Из книги протопресвитера Александра Шмемана

«ЕВХАРИСТИЯ. Таинство Царства»

 

Я привожу несколько страниц из известной книги о. А. Шмемана, - одного из замечательных православных богословов ХХ века, - в связи с темой, поднятой в статье Веты Рыскиной «Какого мы духа». Хотя тема книги далека от тех кошмаров чеченской войны, которые упоминаются в статье Веты, тем не менее, тема Евхаристии, как центрального Таинства Церкви, соединяет в себе все главные стороны жизни христианина.

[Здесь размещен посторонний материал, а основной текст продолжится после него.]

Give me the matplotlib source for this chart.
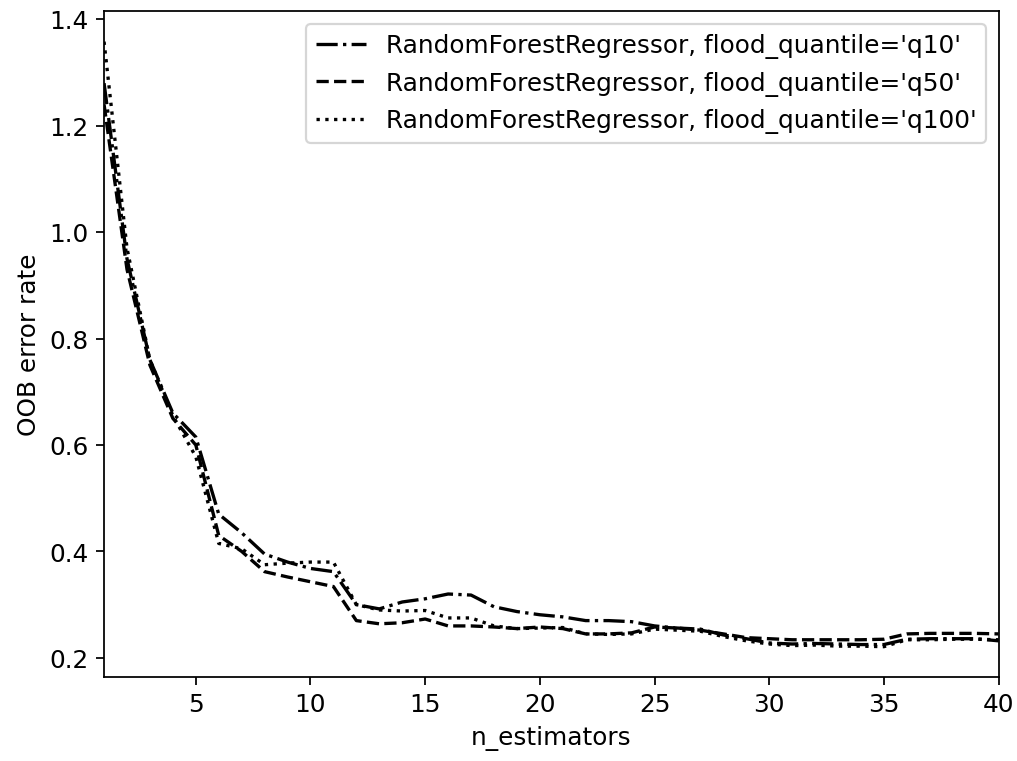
import matplotlib
matplotlib.use("Agg")
import matplotlib.pyplot as plt

n_estimators = list(range(1, 41))

labels = [
    "RandomForestRegressor, flood_quantile='q10'",
    "RandomForestRegressor, flood_quantile='q50'",
    "RandomForestRegressor, flood_quantile='q100'",
]

err_q10 = [1.28, 0.95, 0.76, 0.66, 0.615, 0.47, 0.435, 0.395, 0.38, 0.368,
           0.362, 0.30, 0.292, 0.305, 0.311, 0.32, 0.318, 0.296, 0.287, 0.281,
           0.277, 0.27, 0.27, 0.268, 0.26, 0.256, 0.254, 0.243, 0.236, 0.228,
           0.226, 0.227, 0.226, 0.225, 0.225, 0.235, 0.236, 0.236, 0.236, 0.232]

err_q50 = [1.24, 0.93, 0.75, 0.65, 0.60, 0.43, 0.40, 0.362, 0.352, 0.343,
           0.334, 0.27, 0.264, 0.266, 0.273, 0.26, 0.26, 0.258, 0.255, 0.258,
           0.255, 0.245, 0.245, 0.247, 0.258, 0.256, 0.252, 0.245, 0.238, 0.236,
           0.234, 0.234, 0.234, 0.234, 0.235, 0.245, 0.246, 0.246, 0.246, 0.245]

err_q100 = [1.358, 0.97, 0.76, 0.655, 0.578, 0.415, 0.405, 0.375, 0.378, 0.38,
            0.38, 0.30, 0.29, 0.288, 0.289, 0.275, 0.275, 0.26, 0.255, 0.256,
            0.257, 0.245, 0.244, 0.245, 0.254, 0.252, 0.25, 0.24, 0.232, 0.226,
            0.223, 0.224, 0.222, 0.222, 0.221, 0.234, 0.234, 0.235, 0.235, 0.234]

plt.rcParams["font.size"] = 11.2

fig = plt.figure(figsize=(6.4, 4.79), dpi=159)
ax = fig.add_axes([104 / 1017, 84 / 761, 894 / 1017, 665 / 761])

ax.plot(n_estimators, err_q10, color="black", linestyle="-.", label=labels[0])
ax.plot(n_estimators, err_q50, color="black", linestyle="--", label=labels[1])
ax.plot(n_estimators, err_q100, color="black", linestyle=":", label=labels[2])

ax.set_xlim(1, 40)
ax.set_xticks([5, 10, 15, 20, 25, 30, 35, 40])
ax.set_xlabel("n_estimators")
ax.set_ylabel("OOB error rate")
ax.legend(loc="upper right")

fig.savefig("out.png", dpi=159)
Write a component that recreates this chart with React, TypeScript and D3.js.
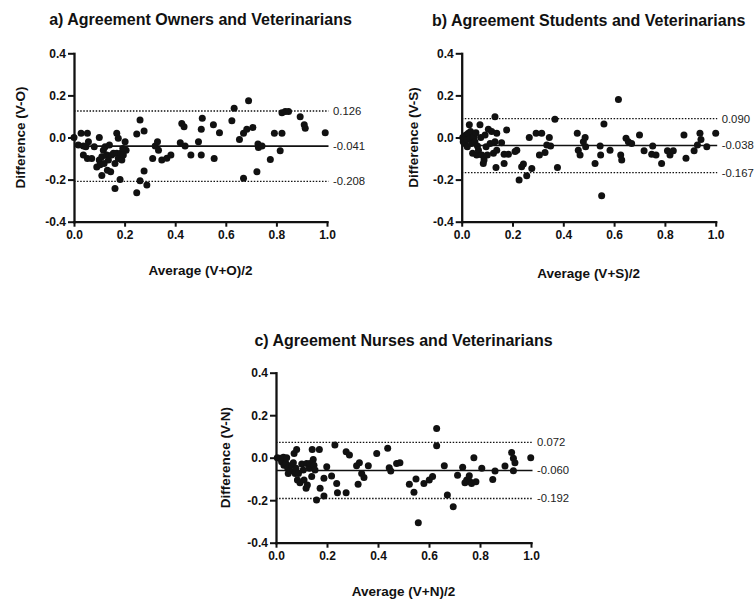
import React, { useEffect, useRef } from 'react';
import * as d3 from 'd3';

// [average, difference]
const ownersPoints: [number, number][] = [
  [0, 0], [0.017, -0.036], [0.028, 0.02], [0.037, -0.04], [0.053, 0.02], [0.047, -0.044], [0.057, -0.02],
  [0.037, -0.083], [0.053, -0.1], [0.07, -0.1], [0.08, -0.044], [0.09, -0.14], [0.1, 0], [0.1, -0.107],
  [0.103, -0.13], [0.11, -0.18], [0.11, -0.091], [0.116, -0.06], [0.119, -0.123], [0.123, -0.044],
  [0.129, -0.083], [0.132, -0.155], [0.136, -0.107], [0.14, -0.036], [0.145, -0.163], [0.149, -0.083],
  [0.156, -0.075], [0.162, -0.242], [0.162, -0.123], [0.169, 0.02], [0.169, -0.075], [0.175, -0.1],
  [0.175, -0.004], [0.182, -0.2], [0.185, -0.075], [0.189, -0.107], [0.195, -0.083], [0.202, -0.02],
  [0.206, -0.06], [0.193, -0.052], [0.248, 0.017], [0.261, 0.083], [0.277, 0.031], [0.248, -0.262],
  [0.261, -0.206], [0.277, -0.159], [0.288, -0.226], [0.311, -0.1], [0.321, -0.04], [0.33, -0.02],
  [0.334, -0.06], [0.347, -0.107], [0.367, -0.099], [0.383, -0.083], [0.42, -0.025], [0.426, 0.067],
  [0.435, 0.051], [0.439, -0.04], [0.462, -0.083], [0.492, -0.02], [0.503, 0.039], [0.507, 0.091],
  [0.503, -0.083], [0.551, 0.06], [0.554, -0.1], [0.575, 0.023], [0.624, 0.08], [0.633, 0.139],
  [0.654, -0.009], [0.67, 0.02], [0.683, 0.039], [0.69, 0.175], [0.707, 0.048], [0.67, -0.194],
  [0.723, -0.163], [0.727, -0.031], [0.729, -0.047], [0.743, -0.04], [0.776, -0.104], [0.792, 0.02],
  [0.815, -0.063], [0.822, 0.02], [0.822, 0.118], [0.835, 0.123], [0.848, 0.123], [0.894, 0.099],
  [0.91, 0.06], [0.914, 0.044], [0.993, 0.023],
];

const studentsPoints: [number, number][] = [
  [0.004, 0], [0.006, -0.02], [0.009, -0.012], [0.013, -0.028], [0.017, 0.012], [0.02, -0.01],
  [0.022, -0.044], [0.026, 0.02], [0.03, 0.06], [0.033, -0.004], [0.035, 0.028], [0.039, -0.028],
  [0.043, -0.075], [0.045, 0], [0.049, 0.004], [0.052, -0.02], [0.056, 0.023], [0.059, -0.083],
  [0.062, -0.04], [0.066, -0.06], [0.072, 0.06], [0.075, 0], [0.079, -0.083], [0.085, -0.123],
  [0.088, -0.107], [0.092, 0.012], [0.096, -0.044], [0.101, -0.083], [0.105, 0.039], [0.112, -0.028],
  [0.118, 0.028], [0.125, -0.075], [0.131, 0.099], [0.131, -0.02], [0.135, -0.142], [0.138, 0.02],
  [0.138, -0.06], [0.157, -0.025], [0.167, -0.123], [0.167, -0.079], [0.177, 0.036], [0.184, -0.079],
  [0.21, -0.067], [0.217, -0.06], [0.226, -0.202], [0.236, -0.139], [0.243, -0.126], [0.256, -0.182],
  [0.266, 0], [0.276, -0.147], [0.293, 0.02], [0.306, -0.083], [0.315, 0.02], [0.328, -0.071],
  [0.335, -0.036], [0.345, 0], [0.35, -0.04], [0.367, 0.087], [0.377, -0.142], [0.455, 0.02],
  [0.459, -0.06], [0.466, -0.083], [0.479, -0.02], [0.486, 0], [0.488, -0.044], [0.525, -0.123],
  [0.545, -0.04], [0.547, -0.083], [0.551, -0.277], [0.56, 0.064], [0.584, -0.06], [0.617, 0.181],
  [0.626, -0.083], [0.63, -0.107], [0.647, -0.004], [0.656, -0.02], [0.669, -0.028], [0.7, 0.012],
  [0.718, -0.063], [0.752, -0.04], [0.748, -0.079], [0.765, -0.083], [0.787, -0.123], [0.81, -0.063],
  [0.82, -0.083], [0.833, -0.063], [0.875, 0.012], [0.883, -0.099], [0.915, -0.063], [0.928, -0.036],
  [0.938, 0.02], [0.942, -0.009], [0.965, -0.044], [1.0, 0.02],
];

const nursesPoints: [number, number][] = [
  [0.005, 0], [0.016, -0.003], [0.022, -0.019], [0.029, 0.002], [0.031, -0.035], [0.039, -0.027],
  [0.042, 0], [0.046, -0.05], [0.048, -0.074], [0.055, -0.061], [0.061, -0.035], [0.068, -0.024],
  [0.071, 0.02], [0.075, -0.074], [0.078, -0.05], [0.081, 0.039], [0.084, -0.105], [0.088, -0.074],
  [0.094, -0.118], [0.101, -0.03], [0.107, -0.058], [0.11, -0.105], [0.118, -0.144], [0.12, -0.027],
  [0.123, -0.129], [0.131, -0.05], [0.133, -0.027], [0.14, -0.089], [0.142, 0.039], [0.146, -0.008],
  [0.149, -0.035], [0.153, -0.058], [0.159, -0.199], [0.17, 0.039], [0.173, -0.144], [0.188, -0.18],
  [0.188, -0.097], [0.199, -0.042], [0.218, -0.086], [0.231, 0.06], [0.238, -0.121], [0.241, -0.165],
  [0.275, -0.165], [0.275, 0.028], [0.288, 0.013], [0.316, -0.038], [0.322, -0.125], [0.327, -0.024],
  [0.336, -0.074], [0.345, -0.093], [0.362, -0.038], [0.395, 0.02], [0.438, 0.044], [0.444, -0.047],
  [0.45, -0.063], [0.473, -0.027], [0.486, -0.024], [0.523, -0.125], [0.541, -0.163], [0.549, -0.1],
  [0.558, -0.306], [0.58, -0.121], [0.601, -0.105], [0.614, -0.089], [0.63, 0.138], [0.63, 0.056],
  [0.66, -0.038], [0.672, -0.176], [0.695, -0.231], [0.712, -0.082], [0.732, -0.045], [0.741, -0.118],
  [0.748, -0.105], [0.758, -0.085], [0.761, -0.113], [0.767, -0.121], [0.776, 0], [0.784, -0.113],
  [0.807, -0.05], [0.85, -0.102], [0.859, -0.063], [0.898, -0.039], [0.924, 0.024], [0.931, -0.003],
  [0.937, -0.024], [0.931, -0.061], [0.999, 0],
];

// upper limit, mean bias, lower limit
const ownersLimits = [0.126, -0.041, -0.208];
const studentsLimits = [0.09, -0.038, -0.167];
const nursesLimits = [0.072, -0.06, -0.192];

const titles = [
  'a) Agreement Owners and Veterinarians',
  'b) Agreement Students and Veterinarians',
  'c) Agreement Nurses and Veterinarians',
];
const yLabels = ['Difference (V-O)', 'Difference (V-S)', 'Difference (V-N)'];
const xLabels = ['Average (V+O)/2', 'Average (V+S)/2', 'Average (V+N)/2'];
const xTicks = [0, 0.2, 0.4, 0.6, 0.8, 1.0];
const yTicks = [-0.4, -0.2, 0, 0.2, 0.4];

const FONT = '"Liberation Sans", Arial, Helvetica, sans-serif';
const INK = '#111';

// plot boxes in pixels
const boxes = [
  { left: 74, top: 53.3, width: 253, height: 168.4, titleY: 25, yLabelX: 20, xLabelY: 275 },
  { left: 461.7, top: 53.3, width: 254, height: 168.4, titleY: 26, yLabelX: 413, xLabelY: 278 },
  { left: 276, top: 372.7, width: 255, height: 170, titleY: 346, yLabelX: 225, xLabelY: 596 },
];

const App = () => {
  const ref = useRef<SVGSVGElement>(null);

  useEffect(() => {
    if (!ref.current) return;
    const svg = d3.select(ref.current);
    svg.selectAll('*').remove();

    const panels = [
      { points: ownersPoints, limits: ownersLimits },
      { points: studentsPoints, limits: studentsLimits },
      { points: nursesPoints, limits: nursesLimits },
    ];

    panels.forEach((p, i) => {
      const b = boxes[i];
      const x = d3.scaleLinear().domain([0, 1]).range([b.left, b.left + b.width]);
      const y = d3.scaleLinear().domain([-0.4, 0.4]).range([b.top + b.height, b.top]);
      const g = svg.append('g').attr('font-family', FONT);

      // title
      g.append('text')
        .attr('x', b.left + b.width / 2)
        .attr('y', b.titleY)
        .attr('text-anchor', 'middle')
        .attr('font-size', 16)
        .attr('font-weight', 'bold')
        .attr('fill', INK)
        .text(titles[i]);

      // limits of agreement + bias
      p.limits.forEach((v, j) => {
        g.append('line')
          .attr('x1', x(0))
          .attr('x2', x(1) + 1.5)
          .attr('y1', y(v))
          .attr('y2', y(v))
          .attr('stroke', INK)
          .attr('stroke-width', j === 1 ? 1.6 : 1.3)
          .attr('stroke-dasharray', j === 1 ? null : '1.5,1.6');
        g.append('text')
          .attr('x', x(1) + 6)
          .attr('y', y(v))
          .attr('dy', '0.35em')
          .attr('font-size', 11.3)
          .attr('fill', '#222')
          .text(v.toFixed(3));
      });

      // axes
      const yAxis = g.append('g')
        .attr('transform', `translate(${b.left},0)`)
        .call(d3.axisLeft(y).tickValues(yTicks).tickSize(6).tickSizeOuter(0).tickPadding(2)
          .tickFormat((d) => (d as number).toFixed(1)));
      const xAxis = g.append('g')
        .attr('transform', `translate(0,${b.top + b.height})`)
        .call(d3.axisBottom(x).tickValues(xTicks).tickSize(5).tickSizeOuter(0).tickPadding(4)
          .tickFormat((d) => (d as number).toFixed(1)));
      [yAxis, xAxis].forEach((ax) => {
        ax.attr('font-family', FONT).attr('font-size', 12).attr('font-weight', 'bold');
        ax.select('.domain').attr('stroke', INK).attr('stroke-width', 2.3).attr('stroke-linecap', 'square');
        ax.selectAll('.tick line').attr('stroke', INK).attr('stroke-width', 2);
        ax.selectAll('.tick text').attr('fill', INK);
      });

      // points
      g.append('g')
        .selectAll('circle')
        .data(p.points)
        .enter()
        .append('circle')
        .attr('cx', (d) => x(d[0]))
        .attr('cy', (d) => y(d[1]))
        .attr('r', 3.5)
        .attr('fill', INK);

      // axis titles
      g.append('text')
        .attr('transform', `translate(${b.yLabelX},${b.top + b.height / 2}) rotate(-90)`)
        .attr('text-anchor', 'middle')
        .attr('dy', '0.35em')
        .attr('font-size', 13.5)
        .attr('font-weight', 'bold')
        .attr('fill', INK)
        .text(yLabels[i]);
      g.append('text')
        .attr('x', b.left + b.width / 2)
        .attr('y', b.xLabelY)
        .attr('text-anchor', 'middle')
        .attr('font-size', 13.5)
        .attr('font-weight', 'bold')
        .attr('fill', INK)
        .text(xLabels[i]);
    });
  }, []);

  return (
    <svg
      ref={ref}
      width={755}
      height={599}
      style={{ position: 'absolute', left: 0, top: 0, background: '#fff' }}
    />
  );
};

export default App;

Приводимые страницы посвящены размышлениям о. Александра о словах, произносимых перед пением всеми собравшимися на Литургии Символа веры, - «Возлюбим друг друга, да единомыслием исповемы». Речь идет об исповедании нашей христианской веры теми, кто готов приступить к Трапезе Господней. Об этой трапезе мы молимся словами Свт. Василия Великого: «Нас же всех от единого хлеба и чаши причащающихся, соедини друг ко другу во единого Духа Святаго причастие… ». О. Александр поднимает глубокую богословскую тему о том, что участие в Евхаристии и Св. Причащении современным богословием нередко понимается, только как одно из средств личного освящения верующего, а не как созидание, прежде всего, единства всех членов Церкви, как Тела Христова. О причине этой «редукции», умаления понимания значения Таинства Св. Причащения и размышляет о. Александр в приводимом отрывке. В этом размышлении о. Александр противопоставляет два аспекта внутренней жизни христианина: веру и «религиозное чувство», показывая, что именно вера, осознанная и глубокая, делает человека учеником Христа. В то время как «религиозное чувство» нередко представляет собой лишь личное субъективное переживание, часто лишенное христианского содержания.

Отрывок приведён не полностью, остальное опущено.